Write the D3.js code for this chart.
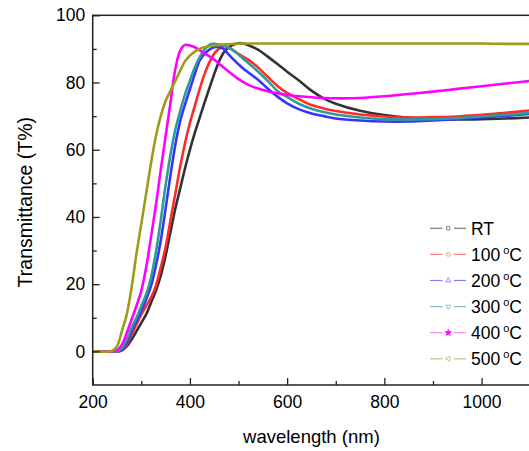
<!DOCTYPE html>
<html><head><meta charset="utf-8">
<script src="https://cdn.jsdelivr.net/npm/d3@7"></script>
<style>
body{margin:0;background:#fff}
svg{display:block}
text{font-family:"Liberation Sans",Arial,Helvetica,sans-serif;fill:#000}
</style>
</head><body>
<svg id="chart" width="529" height="451"></svg>
<script>
// ---------------- data ----------------
const wavelengths = [200,240,250,260,270,280,290,300,310,320,330,340,350,360,370,380,390,400,410,420,430,440,450,460,470,480,490,500,510,520,540,560,580,600,625,650,675,700,750,800,850,900,950,1000,1050,1100];
const seriesLabels = ["RT","100","200","300","400","500"];
const tRT   = [0,0,0,0.3,1.5,3.5,6,8.5,11,14.5,18,22.5,28.5,35.5,42.5,48.5,54.5,60,65,69.5,74,78.3,82.5,86.3,89,90.5,91.3,91.7,91.6,91.1,89.8,87.7,85.5,83.2,80.5,77.6,75.3,73.7,71.6,70.3,69.5,69.1,69,69.1,69.3,69.6];
const t100  = [0,0,0,0.3,2,5,8,11,13.5,16,19.5,25,31,39,47,55,62,68,73,78,82.5,86,88.6,90.1,90.8,90.4,89.5,88.5,87.6,86.8,84.5,81.7,79,76.9,75,73.3,72.3,71.5,70.5,69.9,69.6,69.7,69.9,70.4,71,71.7];
const t200  = [0,0,0,0.5,2.5,6,9,12,15.5,19.5,25.5,33,42.5,52.5,61.5,68.5,73.5,78,82.5,86.5,88.5,89.8,90.5,90.6,89.9,88.3,86.8,85.4,84.1,83,80.8,78.2,75.8,73.8,72,70.8,70,69.3,68.7,68.4,68.4,68.7,69.1,69.6,70.1,70.7];
const t300  = [0,0,0,1,3.5,7,10,13.5,17,22,29.5,39,49.5,58.5,66,71.5,76.5,80.5,84.5,87.5,89.8,91.2,91.5,91.3,91,90.3,89.5,88.3,87,85.8,83.3,80.5,77.5,75.7,73.6,72.2,71.2,70.5,69.6,69.1,69,69.1,69.4,69.9,70.4,71];
const t400  = [0,0,0.3,2,5.5,9.5,13.5,18,25,34,43.5,54,64,74,84,89.5,91.2,91,90.5,89.6,88.7,87.8,86.8,85.6,84.4,83.2,82.1,81,80.1,79.3,78.2,77.4,76.8,76.3,75.9,75.6,75.4,75.3,75.4,75.9,76.6,77.3,78.1,78.9,79.7,80.5];
const t500  = [0,0.2,1.5,6,11,19,29,38,47,56,64,70,74.5,77.5,80.5,83.5,86.3,88,89.2,90,90.5,90.8,91,91.2,91.3,91.4,91.5,91.6,91.6,91.6,91.6,91.6,91.6,91.6,91.6,91.6,91.6,91.6,91.6,91.6,91.6,91.6,91.6,91.6,91.5,91.5];
const xTickValues = [200,400,600,800,1000];
const xMinorTicks = [300,500,700,900];
const yTickValues = [0,20,40,60,80,100];
const yMinorTicks = [10,30,50,70,90];

// ---------------- styles ----------------
const seriesValues = [tRT,t100,t200,t300,t400,t500];
const lineColors   = ["#333333","#ff2b2b","#3535ff","#2e9a9a","#ff00ff","#9c9c18"];
const legendColors = ["#7a7a7a","#ff7f7f","#8080ff","#7fc0c0","#ff80ff","#bdbd80"];

const svg = d3.select("#chart");
const L = 92.7, R = 530.2, T = 15.3, B = 385;
const x = d3.scaleLinear().domain([200,1100]).range([L,R]);
const y = d3.scaleLinear().domain([-10,100]).range([B,T]);

svg.append("defs").append("clipPath").attr("id","plot")
  .append("rect").attr("x",L).attr("y",T).attr("width",R-L).attr("height",B-T);

// curves
const line = d3.line().x(d=>x(d[0])).y(d=>y(Math.max(d[1],0))).curve(d3.curveCatmullRom.alpha(0.5));
const gLines = svg.append("g").attr("clip-path","url(#plot)");
seriesValues.forEach((vals,i)=>{
  const pts = wavelengths.map((w,j)=>[w,vals[j]]);
  gLines.append("path").attr("d",line(pts))
    .attr("fill","none").attr("stroke",lineColors[i])
    .attr("stroke-width",2.6).attr("stroke-linejoin","round");
});

// axes
const axisColor = "#222";
function styleAxis(g){
  g.select(".domain").remove();
  g.selectAll(".tick line").attr("stroke",axisColor).attr("stroke-width",1.3);
  g.selectAll(".tick text").style("font-size","17.5px")
   .style("font-family","'Liberation Sans',Arial,sans-serif").attr("fill","#000");
}
svg.append("g").attr("transform",`translate(${L},0)`)
  .call(d3.axisLeft(y).tickValues(yTickValues).tickSizeInner(-7).tickSizeOuter(0).tickPadding(7.5).tickFormat(d3.format("d")))
  .call(styleAxis);
svg.append("g").attr("transform",`translate(${L},0)`)
  .call(d3.axisLeft(y).tickValues(yMinorTicks).tickSizeInner(-4).tickSizeOuter(0).tickFormat(""))
  .call(styleAxis);
svg.append("g").attr("transform",`translate(0,${B})`)
  .call(d3.axisBottom(x).tickValues(xTickValues).tickSizeInner(-7).tickSizeOuter(0).tickPadding(11).tickFormat(d3.format("d")))
  .call(styleAxis);
svg.append("g").attr("transform",`translate(0,${B})`)
  .call(d3.axisBottom(x).tickValues(xMinorTicks).tickSizeInner(-4).tickSizeOuter(0).tickFormat(""))
  .call(styleAxis);

// frame
svg.append("rect").attr("x",L).attr("y",T).attr("width",R-L).attr("height",B-T)
  .attr("fill","none").attr("stroke",axisColor).attr("stroke-width",1.5);

// axis titles
svg.append("text").attr("x",(L+R)/2).attr("y",443).attr("text-anchor","middle")
  .style("font-size","18.5px").text("wavelength (nm)");
svg.append("text").attr("transform",`translate(32,${(T+B)/2+2}) rotate(-90)`)
  .attr("text-anchor","middle").style("font-size","19.5px").text("Transmittance (T%)");

// legend
const symbols = [
  {type:d3.symbolSquare, rot:0, fill:false},
  {type:d3.symbolCircle, rot:0, fill:false},
  {type:d3.symbolTriangle, rot:0, fill:false},
  {type:d3.symbolTriangle, rot:180, fill:false},
  {type:d3.symbolStar, rot:0, fill:true},
  {type:d3.symbolTriangle, rot:-90, fill:false}
];
const lg = svg.append("g");
seriesLabels.forEach((lab,i)=>{
  const base = 234.6 + 26.1*i;
  const cy = base - 6.3;
  lg.append("line").attr("x1",430).attr("x2",442.5).attr("y1",cy).attr("y2",cy)
    .attr("stroke",legendColors[i]).attr("stroke-width",1.2);
  lg.append("line").attr("x1",454).attr("x2",466).attr("y1",cy).attr("y2",cy)
    .attr("stroke",legendColors[i]).attr("stroke-width",1.2);
  const s = symbols[i];
  lg.append("path").attr("d",d3.symbol().type(s.type).size(s.fill?12:11)())
    .attr("transform",`translate(448.3,${cy}) rotate(${s.rot})`)
    .attr("fill",s.fill?lineColors[i]:"none")
    .attr("stroke",s.fill?lineColors[i]:legendColors[i]).attr("stroke-width",0.9);
  const t = lg.append("text").attr("x",471).attr("y",base).style("font-size","17.5px");
  if(i===0){ t.text(lab); }
  else{
    t.append("tspan").text(lab);
    t.append("tspan").attr("dx",3).attr("dy",-7).style("font-size","11px").text("o");
    t.append("tspan").attr("dy",7).text("C");
  }
});
</script>
</body></html>
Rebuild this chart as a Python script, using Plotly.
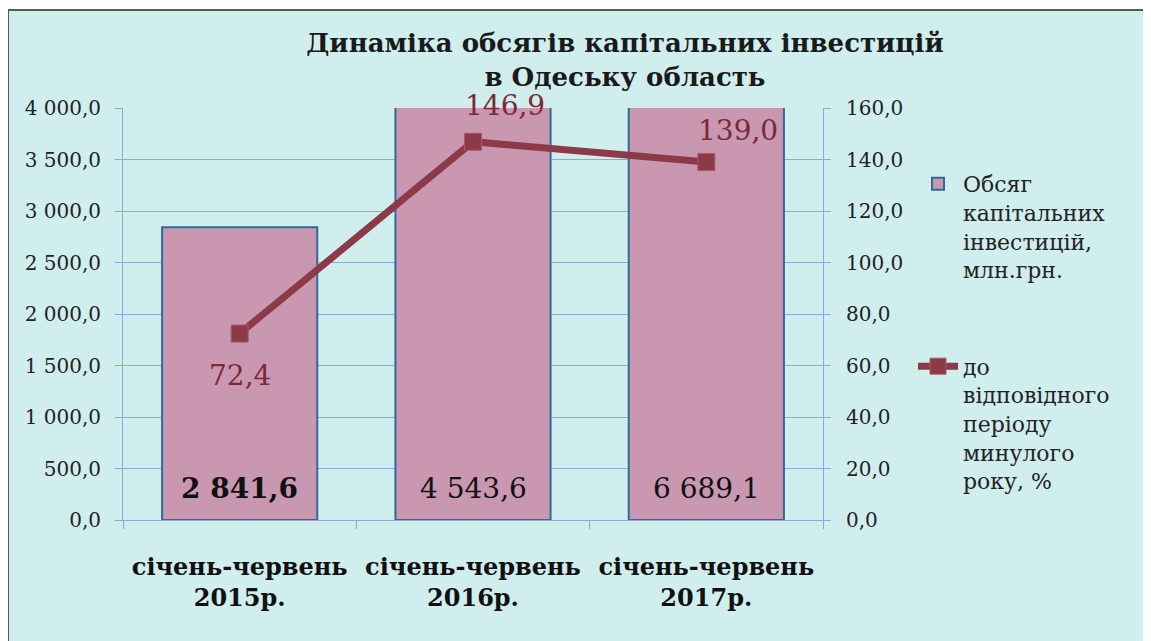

Task brief
Each line above that holds the string "script" should be copied and shown.

Correct response
<script src="https://cdn.jsdelivr.net/npm/d3@7"></script>
<script>
</script>
Rebuild this chart as a Python script, using Plotly.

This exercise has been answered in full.